Papst Franziskus reiste vom 12. bis 13. Mai 2017 nach Fatima zum hundertsten Jahrestag der Erscheinung der Jungfrau in Cova da Iria. Bei dieser Gelegenheit sprach der Hirtenkinder Giacinta und Francesco heilig. In seiner Predigt bei der Heiligen Messe zur Heiligsprechung unterstrich der Heilige Vater unter anderem: „Als Vorbilder haben wir die Heiligen Francesco Marto und Jacinta vor Augen. Die Jungfrau Maria ließ sie in das unermessliche Meer des Lichtes Gottes eintreten und führte sie so zur Anbetung Gottes. Von daher kam ihnen die Kraft, die Widrigkeiten und die Leiden zu überwinden. Die göttliche Gegenwart wurde zu einem festen Bestandteil in ihrem Leben, wie es klar im beharrlichen Gebet für die Sünder und im bleibenden Wunsch, beim im Tabernakel ‚verborgenen Jesus‘ zu verweilen, zum Ausdruck kommt“ (13. Mai 2017). Er bekannte sodann: „Ich konnte nicht umhin, hierher zu kommen, um die Jungfrau und Mutter Maria zu verehren und ihr ihre Söhne und Töchter anzuvertrauen. Unter ihrem Schutzmantel gehen sie nicht verloren; aus ihren Armen werden sie die Hoffnung und den Frieden bekommen, deren sie bedürfen; und darum bitte ich für alle meine Brüder und Schwestern, für die Getauften und die ganze Menschheit, insbesondere für die Kranken und Behinderten, die Gefangenen und Arbeitslosen, die Armen und Verlassenen“ (ebd.).

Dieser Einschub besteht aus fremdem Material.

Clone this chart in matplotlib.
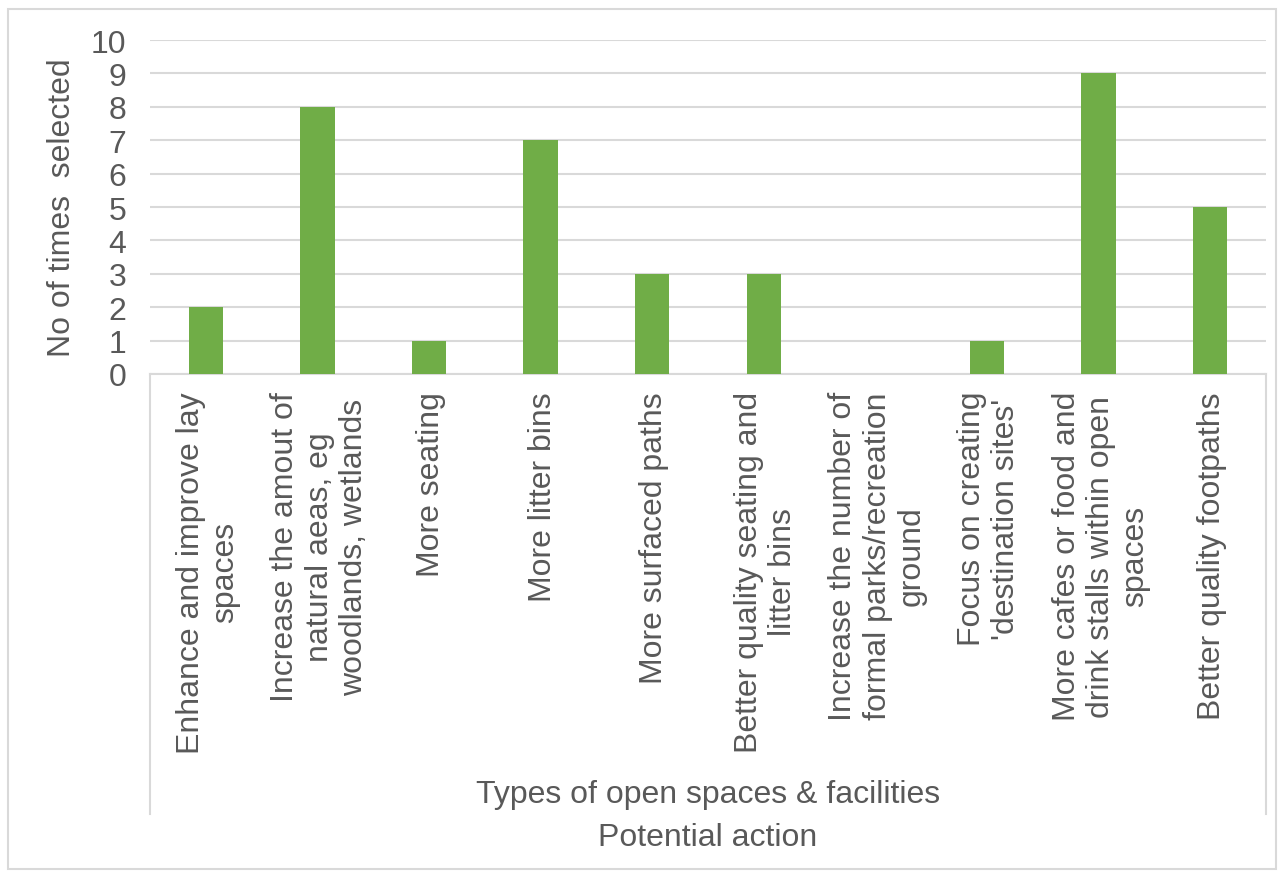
import matplotlib.pyplot as plt
from matplotlib.patches import Rectangle
from matplotlib.transforms import blended_transform_factory

# Survey results: potential actions for open spaces
categorias = [
    "Enhance and improve lay\nspaces",
    "Increase the amout of\nnatural aeas, eg\nwoodlands, wetlands",
    "More seating",
    "More litter bins",
    "More surfaced paths",
    "Better quality seating and\nlitter bins",
    "Increase the number of\nformal parks/recreation\nground",
    "Focus on creating\n'destination sites'",
    "More cafes or food and\ndrink stalls within open\nspaces",
    "Better quality footpaths",
]
selecionados = [2, 8, 1, 7, 3, 3, 0, 1, 9, 5]
y_ticks = list(range(0, 11))

grupo = "Types of open spaces & facilities"
titulo_x = "Potential action"
titulo_y = "No of times  selected"

cor_barra = "#70AD47"
cor_texto = "#595959"
cor_linha = "#D9D9D9"

plt.rcParams["font.family"] = ["Liberation Sans", "DejaVu Sans"]
fs = 23

W, H = 1284, 879
fig = plt.figure(figsize=(W / 100, H / 100), dpi=100)

# outer chart border
fig.patches.append(Rectangle((8 / W, 1 - 870 / H), (1276 - 8) / W, (870 - 10) / H,
                             transform=fig.transFigure, fill=False,
                             edgecolor=cor_linha, linewidth=1.5))

x0, x1, y_top, y_bot = 150, 1266, 41, 375
ax = fig.add_axes([x0 / W, 1 - y_bot / H, (x1 - x0) / W, (y_bot - y_top) / H])

pos = range(len(categorias))
ax.bar(pos, selecionados, width=0.31, color=cor_barra, zorder=3)

ax.set_xlim(-0.5, len(categorias) - 0.5)
ax.set_ylim(0, 10)
ax.set_yticks(y_ticks)
ax.set_yticklabels([str(v) for v in y_ticks], fontsize=fs, color=cor_texto)
ax.tick_params(axis="y", length=0, pad=17)
ax.set_xticks([])
ax.grid(axis="y", color=cor_linha, linewidth=1.5, zorder=0)

for lado in ["top", "right", "left"]:
    ax.spines[lado].set_visible(False)
ax.spines["bottom"].set_color(cor_linha)
ax.spines["bottom"].set_linewidth(1.5)

# category labels (rotated, centred under each bar)
trans = blended_transform_factory(ax.transData, ax.transAxes)
for i, rotulo in enumerate(categorias):
    ax.text(i + 0.02, -17 / 334, rotulo, transform=trans, rotation=90,
            ha="center", va="top", multialignment="center",
            fontsize=fs, color=cor_texto, linespacing=1.18)

# multi-level category box edges
fundo = -(815 - y_bot) / (y_bot - y_top)
for xa in [0, 1]:
    ax.plot([xa, xa], [0, fundo], transform=ax.transAxes, clip_on=False,
            color=cor_linha, linewidth=1.5)

ax.text(0.5, -(795 - y_bot) / (y_bot - y_top), grupo, transform=ax.transAxes,
        ha="center", va="center", fontsize=fs, color=cor_texto)

fig.text((x0 + x1) / 2 / W, 1 - 838 / H, titulo_x, ha="center", va="center",
         fontsize=fs, color=cor_texto)
fig.text(62 / W, 1 - 208 / H, titulo_y, ha="center", va="center", rotation=90,
         fontsize=fs, color=cor_texto)

plt.savefig("out.png", dpi=100)
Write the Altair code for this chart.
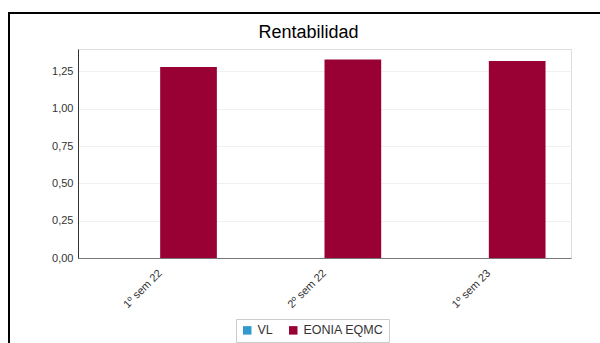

Liebe Brüder und Schwestern, mit der Botschaft der Jungfrau von Fatima wollte Gott den Aufruf zur Umkehr, zu Gebet und Buße erneuern, damit sein Bild der Liebe und des Heils sich verwirkliche. „Denn Gott hat die Welt so sehr geliebt, dass er seinen einzigen Sohn hingab, damit jeder, der an ihn glaubt, nicht verloren geht, sondern ewiges Leben hat“ (Joh 3,16). Vertrauen wir unser Gebet für die Kirche und die Welt der Fürsprache der Gottesmutter von Fatima, dem heiligen Josef, ihrem keuschen Bräutigam, auf dass dieses Projekt Gottes, des Vaters, des Sohnes und Heiligen Geistes, sich auch durch unser Zeugnis als Person, in der Familie und in der Kirche realisieren möge, was durch Umkehr, Gebet und Buße geschieht. Wir ergreifen den Ruf des Heiligen Vaters Franziskus und wollen unter dem Schutz Mariens in der Welt sein wie „Wächter, die den Morgen erwarten, die das wahre Antlitz Jesu, des Heilands, im österlichen Glanz betrachten und so das junge und schöne Gesicht der Kirche wiederentdecken können, das strahlt, wenn sie missionarisch, einladend, frei, treu, arm an Mitteln und reich an Liebe ist“ (13. Mai 2017). Amen.